М., 1997, с.88). Однако все эти обстоятельства с течением времени обязательно
подвергаются изменениям, а значит, право способно действовать как
реформаторский, если не революционный, фактор. Метод аналогии может
породить ложную идею о подобии двух сравниваемых терминов – в данном
случае конституция социального организма имеет природу, отличную от
[сложения] человеческого тела: детерминизм этого второго не находит своего
повторения в первом.
Фактическое и формальное определения. Конституция в юридико-политическом смысле определяется либо по своему содержанию согласно его
всеобщему значению (т.е. в полном смысле слова), либо по особой процедуре,
позволяющей добиться такого значения. Фактически конституцию можно
охарактеризовать как совокупность норм, в соответствии с которыми
осуществляется и передается политическая власть. По существу, в конституции
должны перечисляться только способы доступа к власти и ее отправления; а
легитимность лишь неявно включена в эти “образы употребления” власти или же
зависит от подразумеваемого консенсуса. В формальном, или органическом,
плане конституцию следовало бы определить как совокупность законодательных
положений, процедура принятия которых ставит их над обычными (ординарными)
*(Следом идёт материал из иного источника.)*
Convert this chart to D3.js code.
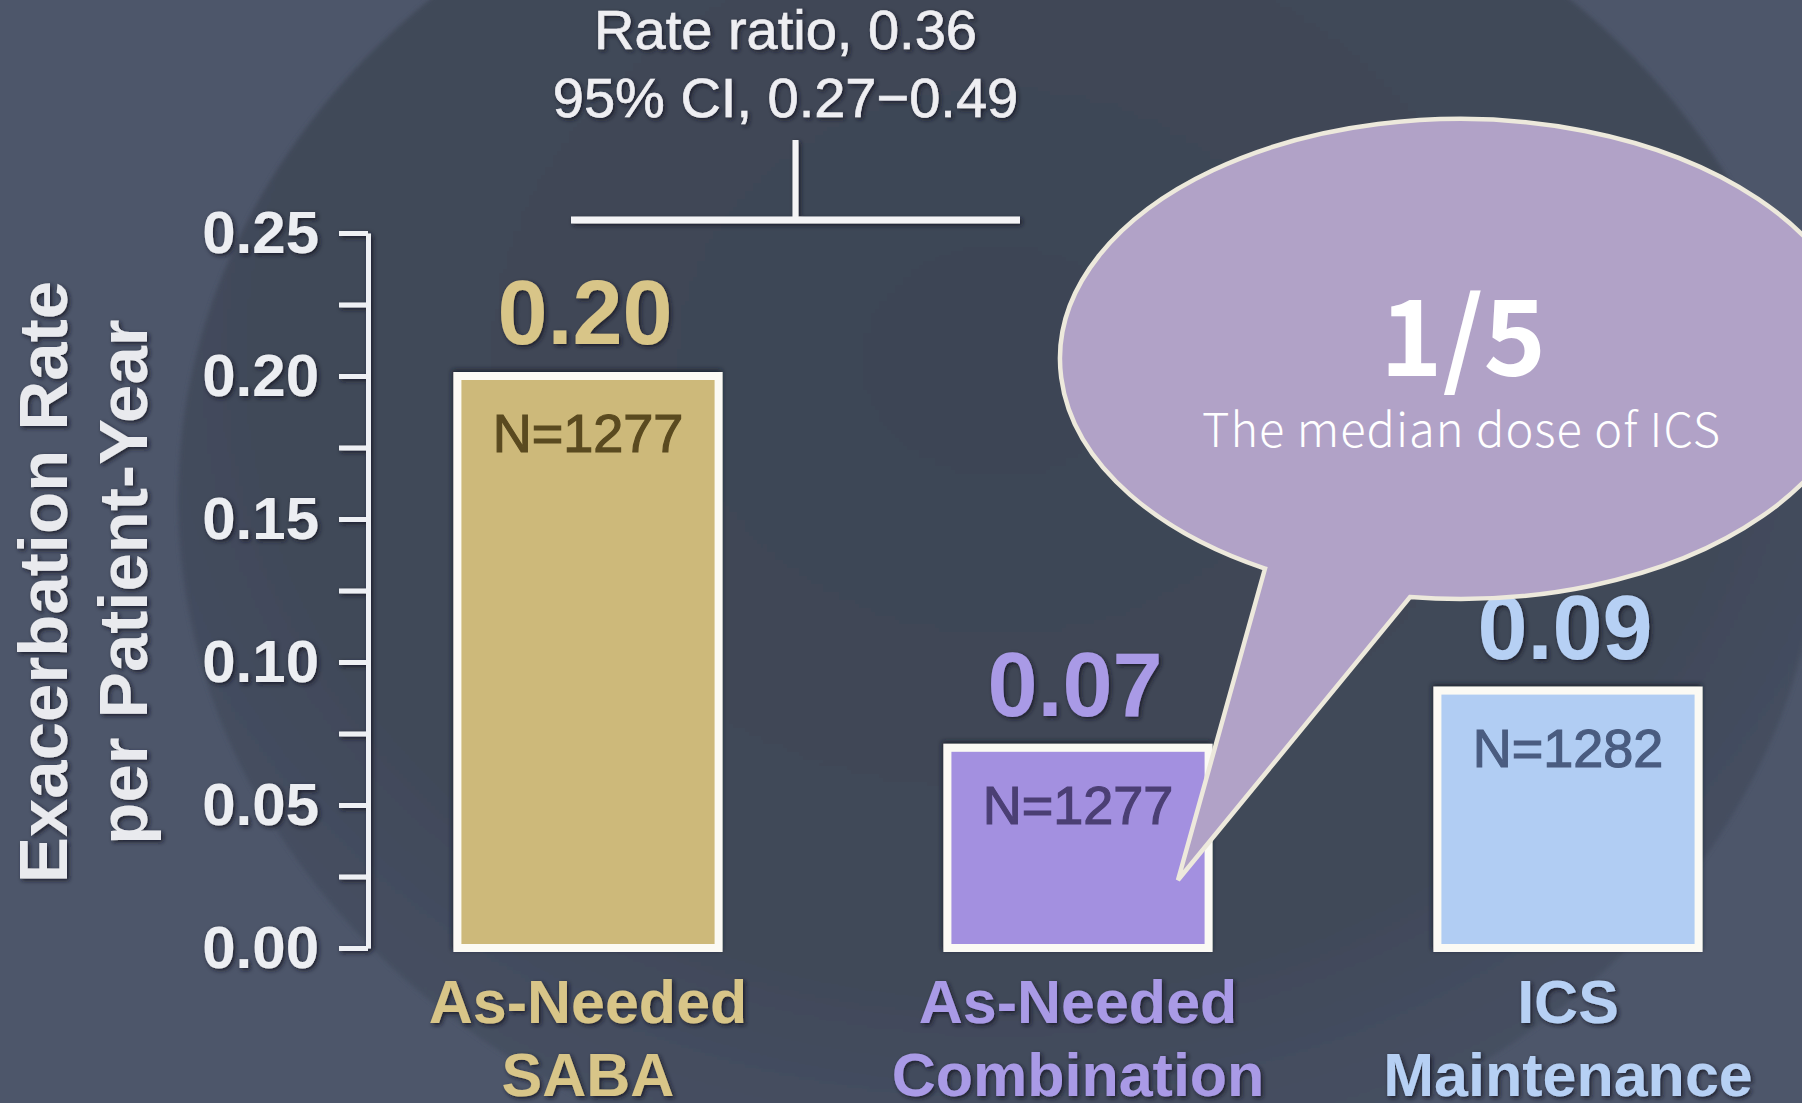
<!DOCTYPE html>
<html>
<head>
<meta charset="utf-8">
<script src="https://cdn.jsdelivr.net/npm/d3@7"></script>
<style>
  html, body { margin: 0; padding: 0; background: #4d566a; overflow: hidden; }
  svg { display: block; }
</style>
</head>
<body>
<svg id="chart" width="1802" height="1103"></svg>
<script>
// Annual exacerbation rate by treatment arm
const categories = ["As-Needed SABA", "As-Needed Combination", "ICS Maintenance"];
const categoryLines = [["As-Needed", "SABA"], ["As-Needed", "Combination"], ["ICS", "Maintenance"]];
const rates = [0.20, 0.07, 0.09];
const sampleSizes = [1277, 1277, 1282];
const yMajorTicks = [0, 0.05, 0.10, 0.15, 0.20, 0.25];
const yMinorTicks = [0.025, 0.075, 0.125, 0.175, 0.225];
const yTitleLines = ["Exacerbation Rate", "per Patient-Year"];
const ratioLines = ["Rate ratio, 0.36", "95% CI, 0.27\u22120.49"];
const calloutLines = ["1/5", "The median dose of ICS"];

const barFill   = ["#cdb97a", "#a390e0", "#b1cdf3"];
const valueInk  = ["#d8c588", "#a99ae6", "#b6d0f4"];
const countInk  = ["#5a4a20", "#4b3f74", "#4a5c80"];

const W = 1802, H = 1103;
const svg = d3.select("#chart");
const defs = svg.append("defs");

// soft dark halo behind light text and lines
const sh = defs.append("filter").attr("id", "shadow")
  .attr("x", "-20%").attr("y", "-20%").attr("width", "140%").attr("height", "140%");
sh.append("feDropShadow").attr("dx", 2).attr("dy", 2).attr("stdDeviation", 2)
  .attr("flood-color", "#141926").attr("flood-opacity", 0.85);

const bs = defs.append("filter").attr("id", "barShadow")
  .attr("x", "-10%").attr("y", "-10%").attr("width", "120%").attr("height", "120%");
bs.append("feDropShadow").attr("dx", -1).attr("dy", -2).attr("stdDeviation", 2.5)
  .attr("flood-color", "#161b2a").attr("flood-opacity", 0.9);

const bgGrad = defs.append("radialGradient").attr("id", "bgGrad")
  .attr("cx", "50%").attr("cy", "40%").attr("r", "60%");
bgGrad.append("stop").attr("offset", "0%").attr("stop-color", "#3d4555");
bgGrad.append("stop").attr("offset", "75%").attr("stop-color", "#414959");
bgGrad.append("stop").attr("offset", "100%").attr("stop-color", "#465063");

const blur = defs.append("filter").attr("id", "soft");
blur.append("feGaussianBlur").attr("stdDeviation", 2);

// background
svg.append("rect").attr("width", W).attr("height", H).attr("fill", "#4d566a");
svg.append("ellipse").attr("cx", 1000).attr("cy", 500).attr("rx", 822).attr("ry", 695)
  .attr("fill", "url(#bgGrad)").attr("filter", "url(#soft)");

// scales
const y = d3.scaleLinear().domain([0, 0.25]).range([948, 233]);
const x = d3.scaleBand().domain(categories).range([343, 1813])
  .paddingInner(0.467).paddingOuter(0.2335);
const bw = x.bandwidth();
const cx = c => x(c) + bw / 2;

const fontMain = "'Liberation Sans', Arial, Helvetica, sans-serif";
const fontCallout = "'Noto Sans CJK KR', 'Noto Sans', sans-serif";

// y axis
const axisG = svg.append("g")
  .attr("transform", `translate(${x.range()[0] + 25},0)`)
  .attr("filter", "url(#shadow)")
  .call(d3.axisLeft(y)
    .tickValues(yMajorTicks.concat(yMinorTicks).sort(d3.ascending))
    .tickSize(29).tickSizeOuter(0).tickPadding(20)
    .tickFormat(d => yMajorTicks.some(t => Math.abs(t - d) < 1e-9) ? d3.format(".2f")(d) : ""));
axisG.select(".domain").attr("stroke", "#eef0f4").attr("stroke-width", 5);
axisG.selectAll(".tick line").attr("stroke", "#eef0f4").attr("stroke-width", 5);
axisG.selectAll(".tick text")
  .attr("fill", "#eceef2")
  .style("font-family", fontMain).style("font-weight", "bold").style("font-size", "60px");

// y axis title
const yTitle = svg.append("g").attr("filter", "url(#shadow)");
yTitleLines.forEach((t, i) => {
  yTitle.append("text")
    .attr("transform", `translate(${67 + i * 80},582) rotate(-90)`)
    .attr("text-anchor", "middle")
    .attr("fill", "#e9eaee")
    .style("font-family", fontMain).style("font-weight", "bold").style("font-size", "69px")
    .text(t);
});

// bars
const bars = svg.append("g").attr("filter", "url(#barShadow)");
bars.selectAll("rect").data(categories).join("rect")
  .attr("x", d => x(d))
  .attr("y", (d, i) => y(rates[i]))
  .attr("width", bw)
  .attr("height", (d, i) => y(0) - y(rates[i]))
  .attr("fill", (d, i) => barFill[i])
  .attr("stroke", "#fbfaf4").attr("stroke-width", 8);

// x baseline
svg.append("line")
  .attr("x1", x.range()[0] + 23).attr("x2", x.range()[1] - 20)
  .attr("y1", y(0)).attr("y2", y(0))
  .attr("stroke", "#e6e4ea").attr("stroke-width", 6)
  .attr("filter", "url(#shadow)");

// sample sizes inside bars
svg.append("g").selectAll("text").data(categories).join("text")
  .attr("x", d => cx(d))
  .attr("y", (d, i) => y(rates[i]) + 76)
  .attr("text-anchor", "middle")
  .attr("fill", (d, i) => countInk[i])
  .attr("stroke", (d, i) => countInk[i]).attr("stroke-width", 1.2)
  .style("font-family", fontMain).style("font-size", "54px")
  .text((d, i) => "N=" + sampleSizes[i]);

// value labels above bars
svg.append("g").attr("filter", "url(#shadow)").selectAll("text").data(categories).join("text")
  .attr("x", d => cx(d) - 3)
  .attr("y", (d, i) => y(rates[i]) - 32)
  .attr("text-anchor", "middle")
  .attr("fill", (d, i) => valueInk[i])
  .style("font-family", fontMain).style("font-weight", "bold").style("font-size", "90px")
  .text((d, i) => d3.format(".2f")(rates[i]));

// category labels
const catG = svg.append("g").attr("filter", "url(#shadow)");
categories.forEach((c, i) => {
  categoryLines[i].forEach((line, j) => {
    catG.append("text")
      .attr("x", cx(c)).attr("y", 1023 + j * 73)
      .attr("text-anchor", "middle")
      .attr("fill", valueInk[i])
      .style("font-family", fontMain).style("font-weight", "bold").style("font-size", "61px")
      .text(line);
  });
});

// rate ratio bracket: SABA vs combination
const br = svg.append("g").attr("filter", "url(#shadow)");
const brLeft = cx(categories[0]) - 17, brRight = cx(categories[1]) - 58;
const brMid = (brLeft + brRight) / 2;
br.append("line").attr("x1", brLeft).attr("x2", brRight).attr("y1", 220).attr("y2", 220)
  .attr("stroke", "#f4f4f6").attr("stroke-width", 7);
br.append("line").attr("x1", brMid).attr("x2", brMid).attr("y1", 140).attr("y2", 220)
  .attr("stroke", "#f4f4f6").attr("stroke-width", 6);
ratioLines.forEach((t, i) => {
  br.append("text")
    .attr("x", brMid - 10).attr("y", 49 + i * 68)
    .attr("text-anchor", "middle")
    .attr("fill", "#eeeef2")
    .attr("stroke", "#eeeef2").attr("stroke-width", 0.6)
    .style("font-family", fontMain).style("font-size", "56px")
    .text(t);
});

// second bracket: combination vs ICS maintenance
svg.append("line")
  .attr("x1", cx(categories[1]) - 4).attr("x2", cx(categories[2]))
  .attr("y1", 534).attr("y2", 534)
  .attr("stroke", "#f4f4f6").attr("stroke-width", 7)
  .attr("filter", "url(#shadow)");

// callout bubble
const ec = { x: 1460, y: 359, rx: 400, ry: 240 };
const onEllipse = px => {
  const c = (px - ec.x) / ec.rx;
  return [px, ec.y + ec.ry * Math.sqrt(1 - c * c)];
};
const baseA = onEllipse(1410), baseB = onEllipse(1265);
const tip = [1178, 880];
svg.append("path")
  .attr("d", `M${baseA[0]},${baseA[1]} A${ec.rx},${ec.ry} 0 1 0 ${baseB[0]},${baseB[1]} L${tip[0]},${tip[1]} Z`)
  .attr("fill", "#b1a2c7")
  .attr("stroke", "#ede9dc").attr("stroke-width", 4.5)
  .attr("stroke-linejoin", "miter");

svg.append("text")
  .attr("x", 1463).attr("y", 376)
  .attr("text-anchor", "middle").attr("fill", "#ffffff")
  .style("font-family", fontCallout).style("font-weight", "bold").style("font-size", "106px")
  .text(calloutLines[0]);
svg.append("text")
  .attr("x", 1461).attr("y", 447)
  .attr("text-anchor", "middle").attr("fill", "#ffffff")
  .attr("textLength", 518).attr("lengthAdjust", "spacing")
  .style("font-family", fontCallout).style("font-weight", "300").style("font-size", "47px")
  .text(calloutLines[1]);
</script>
</body>
</html>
законами. Этот свод высших, основополагающих законов чаще всего венчает
иерархию внутринациональных юридических норм. Встречаются и исключения из
данного правила. Например, в статье 91-й Французской конституции от 27 октяря
1946 г. значилось, что “Конституционный комитет исследует, не предполагают ли
пересмотра Конституции законы, принятые Национальным собранием”. По своему
духу подобные положения отражают некоторые соображения, связанные с
представительной демократией: “суверенитет парламента” может, как в
приведенном случае, распространиться до утверждения верховенства текущей
законотворческой деятельности над конституцией, невзирая на то, что эта
последняя была принята и способна быть подвергнута пересмотру лишь в ходе
специальной процедуры – более торжественной и более сложной.
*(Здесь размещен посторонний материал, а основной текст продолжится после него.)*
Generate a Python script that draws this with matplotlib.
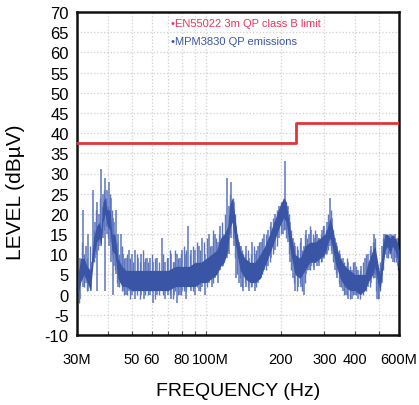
import matplotlib
matplotlib.use("Agg")
import matplotlib.pyplot as plt
import matplotlib.transforms as mtransforms
from matplotlib.ticker import FixedLocator, FixedFormatter, NullFormatter

plt.rcParams['font.family'] = ['Liberation Sans', 'DejaVu Sans']
plt.rcParams['axes.unicode_minus'] = False

# Limit line (EN55022 3m QP class B)
limit_freq = [30, 230, 230, 600]
limit_val = [37.6, 37.6, 42.6, 42.6]

# Dense core band of the emission trace (MHz, low, high)
band_freq = [30.3, 31, 32, 33, 34, 35, 36, 37, 37.5, 38.2, 39, 39.7, 40.8, 41.5, 42.7,
             43.9, 45.6, 47.3, 50, 55, 60, 65, 70, 75, 80, 85, 90, 95, 100, 105, 110,
             114, 118, 122, 124, 127, 130, 133, 137, 143, 150, 157, 165, 172, 180, 190,
             198, 205, 210, 218, 228, 239, 250, 262, 275, 288, 301, 310, 316, 325, 331,
             347, 363, 380, 398, 417, 437, 450, 470, 480, 492, 503, 515, 527, 540, 552,
             565, 578, 590, 600]
band_lo = [0, 3, 5, 3, 1, 9, 13, 14, 12, 18, 20, 17, 16, 11, 10,
           4, 2, 2, 1, 1, 1, 1, 1, 2, 2, 2, 2, 3, 3, 4, 5,
           7, 8, 11, 16, 18, 14, 10, 6, 4, 3, 3, 4, 7, 10, 14,
           17, 19, 18, 11, 5, 4, 6, 8, 8, 9, 10, 13, 14, 11, 8,
           4, 2, 1, 1, 0, 1, 3, 5, 7, 3, 1, 6, 11, 12, 10,
           12, 11, 9, 6]
band_hi = [5, 9, 9, 7, 6, 14, 17, 18, 16, 23, 24, 21, 21, 15, 15,
           9, 7, 6, 6, 6, 6, 6, 6, 7, 7, 7, 8, 8, 9, 10, 11,
           14, 15, 17, 22, 24, 20, 15, 11, 9, 8, 8, 10, 12, 15, 19,
           22, 24, 23, 16, 10, 9, 12, 13, 13, 14, 15, 17, 19, 16, 13,
           9, 7, 6, 5, 5, 5, 8, 11, 12, 8, 5, 12, 15, 15, 14,
           15, 14, 13, 11]

# Larger spikes of the emission trace (MHz, top, bottom)
spike_freq = [30.8, 31.7, 32.5, 33.3, 34.1, 34.8, 35.5, 36.1, 36.8, 37.5, 38.2, 38.9,
              39.7, 40.4, 41.1, 41.8, 42.4, 43.2, 44.0, 45.0, 46.0, 47.3, 48.5, 50,
              51.5, 53, 54.5, 56, 57.5, 59, 61, 63, 66, 68, 70, 72, 74, 76, 78, 80,
              82.5, 84, 87, 90, 93, 96, 99, 102, 105, 108, 111, 114, 117, 121, 123,
              126, 129, 132, 135, 138, 141, 145, 149, 153, 157, 161, 166, 171, 177,
              183, 190, 197, 203, 208, 213, 218, 223, 229, 235, 241, 247, 253, 259,
              265, 272, 279, 286, 293, 300, 307, 315, 322, 330, 338, 346, 355, 365,
              375, 386, 398, 410, 422, 436, 450, 463, 475, 482, 490, 498, 510, 520,
              535, 550, 565, 580, 592]
spike_top = [9, 21, 12, 15, 8, 26, 18, 23, 20, 31, 25, 29,
             26, 28, 24, 19, 18, 21, 15, 15, 10, 9, 11, 10,
             11, 9, 10, 8, 9, 9, 8, 9, 14, 8, 9, 10, 8, 10, 9, 11,
             10, 17, 11, 11, 12, 14, 10, 15, 12, 15, 13, 17, 15, 29, 22,
             28, 23, 17, 13, 12, 10, 12, 9, 13, 10, 12, 13, 15, 16,
             18, 20, 22, 23, 33, 22, 18, 14, 12, 11, 14, 12, 16, 15,
             16, 14, 15, 14, 16, 17, 18, 24, 19, 14, 12, 10, 9, 7,
             8, 6, 8, 6, 7, 9, 10, 12, 15, 13, 6, 3, 12, 15,
             14, 15, 14, 15, 14]
spike_bot = [-1, 2, 3, 1, 1, 8, 9, 1, 12, 12, 14, 1,
             15, 12, 8, 0, 7, 5, 2, 3, 1, 0, 1, 0,
             -1, 1, 0, -1, 1, 0, -2, 0, 1, -1, 0, -1, 0, -2, 0, 1,
             -1, 2, 1, 0, 1, 2, 0, 3, 2, 4, 3, 6, 7, 9, 10,
             14, 12, 4, 3, 2, 1, 2, 1, 2, 1, 3, 4, 6, 7,
             9, 11, 14, 15, 16, 13, 8, 4, 1, 2, 2, 0, 5, 6,
             7, 6, 7, 7, 8, 9, 10, 12, 10, 6, 4, 2, 1, 0,
             -1, -1, 0, -1, 0, 1, 2, 3, 5, 4, -1, -1, 3, 9,
             9, 10, 8, 9, 7]

# Finer spikes between the larger ones (MHz, top, bottom)
fine_freq = [30.5, 31.3, 32.1, 32.9, 33.7, 35.1, 35.8, 36.5, 37.1, 37.8, 38.5, 39.3,
             40.0, 40.7, 41.4, 42.1, 42.8, 43.6, 44.5, 45.5, 46.6, 47.9, 49.2, 50.7,
             52.2, 53.7, 55.2, 56.7, 58.2, 60, 62, 64.5, 67, 69, 71, 73, 75, 77, 79,
             81, 83, 85.5, 88.5, 91.5, 94.5, 97.5, 100.5, 103.5, 106.5, 109.5, 112.5,
             115.5, 119, 124.5, 127.5, 130.5, 133.5, 136.5, 139.5, 143, 147, 151, 155,
             159, 163.5, 168.5, 174, 180, 186.5, 193.5, 200, 205.5, 210.5, 215.5,
             220.5, 226, 232, 238, 244, 250, 256, 262, 268.5, 275.5, 282.5, 289.5,
             296.5, 303.5, 311, 318.5, 326, 334, 342, 350.5, 360, 370, 380.5, 392,
             404, 416, 429, 443, 456.5, 469, 478.5, 486, 494, 504, 515, 527.5, 542.5,
             557.5, 572.5, 586, 597]
fine_top = [6, 13, 10, 9, 12, 16, 21, 17, 24, 22, 26, 24,
            22, 25, 21, 16, 14, 13, 10, 12, 9, 10, 9, 8,
            10, 8, 11, 9, 8, 10, 9, 8, 10, 9, 11, 8, 11, 9, 10,
            12, 11, 10, 12, 13, 11, 13, 14, 12, 16, 14, 15,
            18, 20, 25, 24, 20, 15, 12, 11, 10, 11, 10, 12,
            11, 13, 14, 15, 17, 19, 21, 23, 24, 23, 20,
            16, 13, 12, 13, 11, 15, 14, 17, 15, 16, 14, 15,
            17, 16, 20, 21, 16, 13, 11, 9, 8, 9, 7, 8,
            7, 6, 8, 10, 11, 13, 14, 9, 5, 8, 14, 15, 14,
            15, 13, 14, 12]
fine_bot = [-2, 4, 2, 1, 2, 8, 10, 11, 13, 15, 16, 17,
            14, 13, 10, 9, 6, 3, 2, 1, 0, 0, -1, 1,
            0, -1, 1, 0, 0, 1, -1, 0, 0, 1, 0, -1, 1, 0, 0,
            1, 1, 2, 1, 2, 1, 3, 2, 4, 3, 5, 6,
            7, 9, 15, 14, 9, 5, 4, 2, 3, 2, 2, 3,
            2, 4, 5, 6, 8, 10, 12, 15, 16, 14, 10,
            6, 3, 1, 3, 1, 3, 6, 6, 7, 8, 8, 8,
            9, 10, 11, 11, 8, 5, 3, 2, 0, 0, -1, 0,
            0, -1, 0, 1, 2, 4, 5, 1, -1, 1, 6, 10, 9,
            9, 8, 8, 6]

# Axis ticks
xtick_vals = [30, 40, 50, 60, 70, 80, 90, 100, 200, 300, 400, 500, 600]
xtick_labels = ['30M', '', '50', '60', '', '80', '', '100M', '200', '300', '400', '', '600M']
ytick_vals = list(range(-10, 75, 5))

blue = '#3a55a6'
blue_light = '#5d76bd'

fig = plt.figure(figsize=(4.19, 4.06), dpi=100)
ax = fig.add_axes([77/419, 70/406, 322/419, 323/406])

ax.set_xscale('log')
ax.set_xlim(30, 600)
ax.set_ylim(-10, 70)

ax.fill_between(band_freq, band_lo, band_hi, color=blue, lw=0, zorder=3)
ax.vlines(spike_freq, spike_bot, spike_top, color=blue_light, lw=1.1, zorder=2)
ax.vlines(fine_freq, fine_bot, fine_top, color=blue_light, lw=1.0, zorder=2)
ax.plot(limit_freq, limit_val, color='#e0353a', lw=2.0, zorder=4)

ax.xaxis.set_major_locator(FixedLocator(xtick_vals))
ax.xaxis.set_major_formatter(FixedFormatter(xtick_labels))
ax.xaxis.set_minor_formatter(NullFormatter())
ax.xaxis.set_minor_locator(FixedLocator([]))
ax.set_yticks(ytick_vals)

ax.tick_params(axis='x', direction='in', length=3, width=0.8, pad=12, labelsize=10.5, color='#555555')
ax.tick_params(axis='y', length=0, pad=6, labelsize=12)

# nudge the tightly packed "80" and "100M" labels apart, as in the original
for lbl in ax.get_xticklabels():
    if lbl.get_text() == '100M':
        lbl.set_transform(lbl.get_transform() + mtransforms.ScaledTranslation(4/100, 0, fig.dpi_scale_trans))
    if lbl.get_text() == '80':
        lbl.set_transform(lbl.get_transform() + mtransforms.ScaledTranslation(-1/100, 0, fig.dpi_scale_trans))

ax.grid(True, which='major', color='#cfcfcf', linestyle=':', linewidth=0.9)
for s in ax.spines.values():
    s.set_linewidth(1.8)
    s.set_color('#111111')

ax.set_xlabel('FREQUENCY (Hz)', fontsize=14)
ax.xaxis.set_label_coords(0.5, -0.145)
ax.set_ylabel('LEVEL (dBµV)', fontsize=15)
ax.yaxis.set_label_coords(-0.16, 0.445)

ax.text(0.292, 0.966, '•EN55022 3m QP class B limit', transform=ax.transAxes,
        color='#e8365e', fontsize=8, va='center', ha='left',
        family=['Liberation Sans Narrow', 'Liberation Sans'])
ax.text(0.292, 0.910, '•MPM3830 QP emissions', transform=ax.transAxes,
        color='#3a55a5', fontsize=8, va='center', ha='left',
        family=['Liberation Sans Narrow', 'Liberation Sans'])

fig.savefig('out.png', dpi=100)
Гибкая и жесткая конституция. Из двух вышеприведенных дефиниций
вытекает, что любую конституцию всегда можно определить в фактическом
смысле, но отнюдь не обязательно – в формальном. Действительно, для этого
последнего достаточно, чтобы принятие конституции в процедурном плане не
отличалось бы от обычного законотворчества. В подобном случае мы имеем дело
с гибкой конституцией, а данная гибкость обусловлена формальной легкостью ее
пересмотра: конституционный закон подвержен изменениям подобно любому
обыкновенному (ординарному) закону. Такова Британская конституция, равно как
и Хартии 1814 и 1830 г. во Франции. Конституцию, напротив, называют жесткой,
если ее нельзя легко модифицировать с помощью ординарных законов. Для
внесения изменений предусматривается более трудная и усложненная
процедура, которая, как правило, излагается в специальных статьях действующей
конституции, составляющих раздел “О пересмотре конституции”. Эта процедура и
выражает иерархическое верховенство конституционного закона над обычными
нормативными актами; подобная система шире всего распространена в
современном мире.
Обычная или писаная конституция. Данный свод нормативных положений
называют обычным, или неписаным, если большинство из них не закреплены в
письменном виде, а являются результатом консенсуса, проистекающего из
подразумеваемого приятия опыта, практики повторения одних и тех же актов, не
вызывающих возражений со стороны заинтересованных действующих лиц
(пример такой конституции на протяжении веков дает Великобритания).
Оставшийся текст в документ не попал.